La challenge del primo gruppo era legata all’app per prenotare i taxi TaxiClick Easy, verso la quale Cotabo vorrebbe far migrare la maggior parte delle richieste di un servizio che da oltre cinquant’anni le persone sono abituate a richiedere per telefono. “Dopo aver esplorato in prima battuta l’azienda, le sue dinamiche, la sua governance, la sua cultura, i ragazzi hanno intervistato i clienti e viaggiato con loro sui taxi”, riferisce il loro mentore, “seguendo non il metodo del problem solving ma quello del problem setting, un approccio più olistico volto a individuare le radici vere dei problemi”. Hanno scoperto che la maggior parte degli utenti non trovava particolarmente vantaggioso scaricare l’app anziché chiamare il servizio per telefono. “Così hanno pensato a un sistema di incentivi e premi interno all’app, che permetta, solo a chi la usa, di accumulare punti in base ai chilometri percorsi. I punti si tradurrebbero, per esempio, in sconti e premi ritagliati sui vari target individuati dai ragazzi, i clienti business, i turisti, gli studenti, e garantiti da altri soggetti in partnership con Cotabo”. L’ipotesi proposta all’azienda è di usare questo sistema premiale per agganciare il cliente, convincendolo a scaricare l’app per poi fidelizzare e premiarlo ulteriormente se convince altri a scaricarla.

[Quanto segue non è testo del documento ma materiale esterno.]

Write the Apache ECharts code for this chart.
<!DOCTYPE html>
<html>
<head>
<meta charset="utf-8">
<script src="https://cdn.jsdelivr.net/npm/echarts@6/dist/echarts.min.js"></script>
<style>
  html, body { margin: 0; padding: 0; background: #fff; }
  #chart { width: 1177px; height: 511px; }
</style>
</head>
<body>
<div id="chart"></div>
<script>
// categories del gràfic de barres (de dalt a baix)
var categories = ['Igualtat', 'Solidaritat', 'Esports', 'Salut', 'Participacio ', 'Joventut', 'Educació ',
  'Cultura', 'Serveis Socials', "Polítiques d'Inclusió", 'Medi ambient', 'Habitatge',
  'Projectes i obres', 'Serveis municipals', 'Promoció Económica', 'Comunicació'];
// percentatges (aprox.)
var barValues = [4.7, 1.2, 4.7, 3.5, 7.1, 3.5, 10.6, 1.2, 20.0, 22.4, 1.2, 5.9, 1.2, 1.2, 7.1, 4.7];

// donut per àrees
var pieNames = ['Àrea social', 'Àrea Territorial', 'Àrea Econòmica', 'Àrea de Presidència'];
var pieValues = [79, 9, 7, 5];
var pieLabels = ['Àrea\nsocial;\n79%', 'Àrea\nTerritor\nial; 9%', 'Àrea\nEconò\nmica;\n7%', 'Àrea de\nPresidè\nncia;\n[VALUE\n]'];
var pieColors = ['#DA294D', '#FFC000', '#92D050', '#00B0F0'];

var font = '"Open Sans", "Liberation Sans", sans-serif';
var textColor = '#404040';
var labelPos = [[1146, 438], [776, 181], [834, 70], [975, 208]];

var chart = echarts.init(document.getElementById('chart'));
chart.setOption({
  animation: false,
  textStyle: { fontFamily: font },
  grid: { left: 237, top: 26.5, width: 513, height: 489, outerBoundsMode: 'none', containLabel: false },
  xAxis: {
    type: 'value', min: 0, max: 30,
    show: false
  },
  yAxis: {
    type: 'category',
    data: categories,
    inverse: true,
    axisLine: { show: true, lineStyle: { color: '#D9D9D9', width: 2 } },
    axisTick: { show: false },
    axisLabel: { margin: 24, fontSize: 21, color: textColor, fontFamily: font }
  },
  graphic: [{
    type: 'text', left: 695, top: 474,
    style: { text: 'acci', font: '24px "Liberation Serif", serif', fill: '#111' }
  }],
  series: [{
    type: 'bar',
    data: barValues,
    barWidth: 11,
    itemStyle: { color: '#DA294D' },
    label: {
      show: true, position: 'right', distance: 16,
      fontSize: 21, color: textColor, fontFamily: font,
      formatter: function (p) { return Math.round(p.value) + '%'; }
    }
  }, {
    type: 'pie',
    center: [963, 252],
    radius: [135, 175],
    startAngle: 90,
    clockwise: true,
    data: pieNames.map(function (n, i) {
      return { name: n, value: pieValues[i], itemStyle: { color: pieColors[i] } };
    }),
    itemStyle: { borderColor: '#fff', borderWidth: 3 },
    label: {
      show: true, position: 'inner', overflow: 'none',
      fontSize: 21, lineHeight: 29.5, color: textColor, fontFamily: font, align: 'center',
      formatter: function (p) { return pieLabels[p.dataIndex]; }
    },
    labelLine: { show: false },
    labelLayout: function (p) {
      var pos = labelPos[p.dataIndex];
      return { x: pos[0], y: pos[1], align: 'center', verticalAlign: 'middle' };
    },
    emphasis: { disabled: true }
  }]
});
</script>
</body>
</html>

Mentre la prima challenge impattava più sull’utenza, la challenge del secondo gruppo riguardava la stessa governance di Cotabo. Agli universitari è stato chiesto di ragionare su come far evolvere in una moderna sharing company una cooperativa nata più di cinquant’anni fa, costituita da soci motivati da una spinta molto individualistica e dove la componente giovanile è minoritaria. “Hanno proposto di creare gruppi di lavoro fra taxisti per affrontare i problemi del lavoro quotidiano come l’uso dell’app, il taxi collettivo… Così hanno scoperto che, rispetto alle necessità di innovare, ci sono tre categorie di taxisti: proattivi, ricettivi, indifferenti o disfattisti”, spiega Bellini. “La soluzione proposta è stata di creare mini team che lavorino in autonomia e poi si raccordino col gruppo manageriale, il quale dovrebbe raccogliere e concretizzare le proposte che arrivano dal basso. Se un percorso di questo tipo prende piede, può cambiare la cultura aziendale e colmare la distanza tra il gruppo dirigente e la base sociale dell’impresa, nonché mettere in moto processi di innovazione sociale e ambientale a cui Cotabo non è estranea”.
Una riflessione personale sul lavoro svolto? “Al di là dei contributi tecnici, la cosa più bella è stata provare a gestire dinamiche di calo di energia e interesse, che capitano lavorando in gruppo, per ripartire più forti e determinati di prima”.